(Rewrites throughout with CFO comment and bank figures)throughout)
SAO PAULO, May 6 (Reuters) - Itaú Unibanco Holding SA is prepared to navigate through an expected worsening of Brazil’s economic conditions in the second quarter following steps to bulk up provisions for mostly corporate loans gone sour, Chief Financial Officer Eduardo Vassimon said on Wednesday.
The preemptive move gives Brazil’s second biggest bank by assets the ability to stymie the impact of a weak job market, sagging industrial activity and rising loan defaults, Vassimon said in a conference call to discuss Itaú’s first-quarter earnings.
He said the pace of bulking up provisions would slow in subsequent quarters.
According to Vassimon, the worst of Brazil’s downturn will likely be seen throughout the second quarter. Industrial output plunged a bigger-than-expected 3.5 percent in March, government data showed earlier in the day, and economists expect borrowing costs to rise to the highest in more than seven years at the end of May.
“We believe that the provision expenses that we saw in the previous quarter won’t repeat in the next, they were unusually high,” said Vassimon, who was tapped this year as CFO in a broad reshuffle of the bank’s top management.

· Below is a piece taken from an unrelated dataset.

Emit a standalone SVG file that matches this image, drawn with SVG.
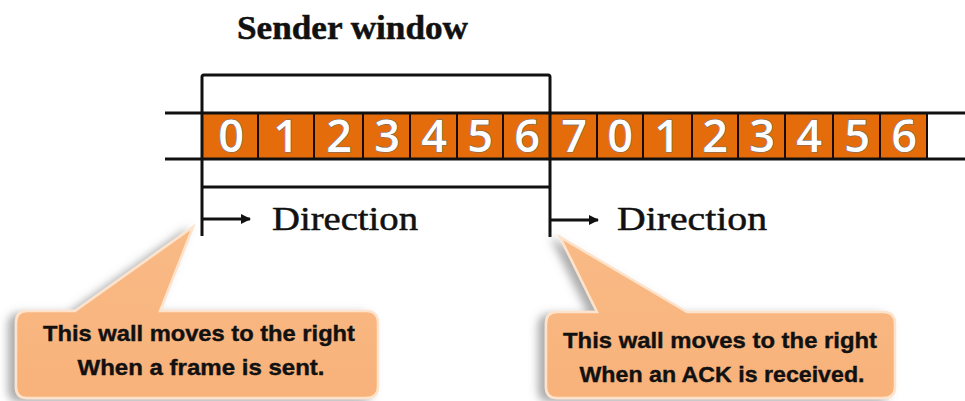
<svg xmlns="http://www.w3.org/2000/svg" width="965" height="401" viewBox="0 0 965 401">
<defs>
<style>
.ln{stroke:#111;stroke-width:3;fill:none}
.cell{fill:#E46C0A;stroke:#1a0a00;stroke-width:2}
.dg{font-family:"Open Sans","Liberation Sans",sans-serif;font-size:45px;font-weight:600;fill:#fff;stroke:#6f6f6f;stroke-width:1.2;paint-order:stroke;text-anchor:middle}
.ser{font-family:"Liberation Serif","Times New Roman",serif;fill:#111;stroke:#111;stroke-width:0.5}
.co{fill:url(#peach);stroke:#FDE3CC;stroke-width:2.5}
.ct{font-family:"Liberation Sans",Arial,sans-serif;font-weight:bold;font-size:22px;fill:#111;stroke:#111;stroke-width:0.4;text-anchor:middle}
</style>
<linearGradient id="peach" x1="0" y1="0" x2="0" y2="1">
<stop offset="0" stop-color="#F9BA86"/>
<stop offset="1" stop-color="#F8B27A"/>
</linearGradient>
<filter id="sh" x="-20%" y="-20%" width="140%" height="140%">
<feDropShadow dx="-7" dy="3" stdDeviation="4" flood-color="#6b6b6b" flood-opacity="0.55"/>
</filter>
<marker id="ah" viewBox="0 0 10 10" refX="9" refY="5" markerWidth="11" markerHeight="10" markerUnits="userSpaceOnUse" orient="auto">
<path d="M0,0 L10,5 L0,10 Z" fill="#111"/>
</marker>
</defs>
<rect width="965" height="401" fill="#fff"/>

<g id="title">
<text class="ser" x="237" y="39" font-size="33" font-weight="bold" textLength="231" lengthAdjust="spacingAndGlyphs">Sender window</text>
</g>

<g id="frames">
<rect class="cell" x="202" y="113" width="56" height="46"/>
<rect class="cell" x="258" y="113" width="56" height="46"/>
<rect class="cell" x="314" y="113" width="49" height="46"/>
<rect class="cell" x="363" y="113" width="47" height="46"/>
<rect class="cell" x="410" y="113" width="47" height="46"/>
<rect class="cell" x="457" y="113" width="46" height="46"/>
<rect class="cell" x="503" y="113" width="47" height="46"/>
<rect class="cell" x="550" y="113" width="47" height="46"/>
<rect class="cell" x="597" y="113" width="46" height="46"/>
<rect class="cell" x="643" y="113" width="49" height="46"/>
<rect class="cell" x="692" y="113" width="46" height="46"/>
<rect class="cell" x="738" y="113" width="47" height="46"/>
<rect class="cell" x="785" y="113" width="48" height="46"/>
<rect class="cell" x="833" y="113" width="47" height="46"/>
<rect class="cell" x="880" y="113" width="47" height="46"/>
<text class="dg" x="231" y="152">0</text>
<text class="dg" x="286" y="152">1</text>
<text class="dg" x="339" y="152">2</text>
<text class="dg" x="387" y="152">3</text>
<text class="dg" x="434" y="152">4</text>
<text class="dg" x="480" y="152">5</text>
<text class="dg" x="527" y="152">6</text>
<text class="dg" x="574" y="152">7</text>
<text class="dg" x="620" y="152">0</text>
<text class="dg" x="667" y="152">1</text>
<text class="dg" x="715" y="152">2</text>
<text class="dg" x="762" y="152">3</text>
<text class="dg" x="809" y="152">4</text>
<text class="dg" x="857" y="152">5</text>
<text class="dg" x="904" y="152">6</text>
</g>

<g id="window">
<line class="ln" x1="165" y1="113" x2="965" y2="113"/>
<line class="ln" x1="165" y1="159" x2="965" y2="159"/>
<path class="ln" d="M202,236 V77 Q202,75 204,75 H548 Q550,75 550,77 V237"/>
<line class="ln" x1="202" y1="187" x2="550" y2="187"/>
</g>

<g id="connectors">
<line class="ln" x1="202" y1="219" x2="250" y2="219" marker-end="url(#ah)"/>
<line class="ln" x1="550" y1="220" x2="598" y2="220" marker-end="url(#ah)"/>
</g>

<g id="dir-left">
<text class="ser" x="272" y="230" font-size="33" textLength="146" lengthAdjust="spacingAndGlyphs">Direction</text>
</g>
<g id="dir-right">
<text class="ser" x="617" y="230" font-size="33" textLength="150" lengthAdjust="spacingAndGlyphs">Direction</text>
</g>

<g id="callout-left">
<path class="co" filter="url(#sh)" d="M27,311 H75 L193,227 L160,311 H366 Q378,311 378,323 V387 Q378,398 366,398 H27 Q16,398 16,387 V323 Q16,311 27,311 Z"/>
<text class="ct" x="199" y="341" textLength="312" lengthAdjust="spacingAndGlyphs">This wall moves to the right</text>
<text class="ct" x="201" y="375" textLength="247" lengthAdjust="spacingAndGlyphs">When a frame is sent.</text>
</g>

<g id="callout-right">
<path class="co" filter="url(#sh)" d="M557,312 H597 L560,237 L687,312 H883 Q895,312 895,324 V387 Q895,398 883,398 H557 Q546,398 546,387 V324 Q546,312 557,312 Z"/>
<text class="ct" x="720" y="348" textLength="314" lengthAdjust="spacingAndGlyphs">This wall moves to the right</text>
<text class="ct" x="722" y="382" textLength="285" lengthAdjust="spacingAndGlyphs">When an ACK is received.</text>
</g>
</svg>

In spite of the bearish outlook for credit demand, defaults and economic activity, loan-loss provision expenses could reach 16.5 billion reais ($5 billion) for the year, or the mid-point of Itaú’s guidance range of 15 billion reais to 18 billion reais. Most analysts are expecting LLPs, as provisions are known, to reach closer to the ceiling of that range.
Shares tumbled 2 percent to 37.82 reais, as Vassimon’s remarks failed to assuage concern of the impact of Brazil’s recession on banks. Shares of rivals Banco Bradesco SA and Banco do Brasil SA also slipped.
On Tuesday, Itaú reported recurring net income, or profit excluding one-time items, of 5.808 billion reais last quarter, compared with a Reuters poll estimate of 5.590 billion reais. Recurring return on equity came in at 24.5 percent, compared with the poll’s 23.4 percent estimate.
While the bank rushed to cut the outlook for loan book growth and increase that for LLPs, Vassimon said Itaú’s ability to reprice new loans higher and sell more financial services to clients could ensure a robust gain in interest income for this year.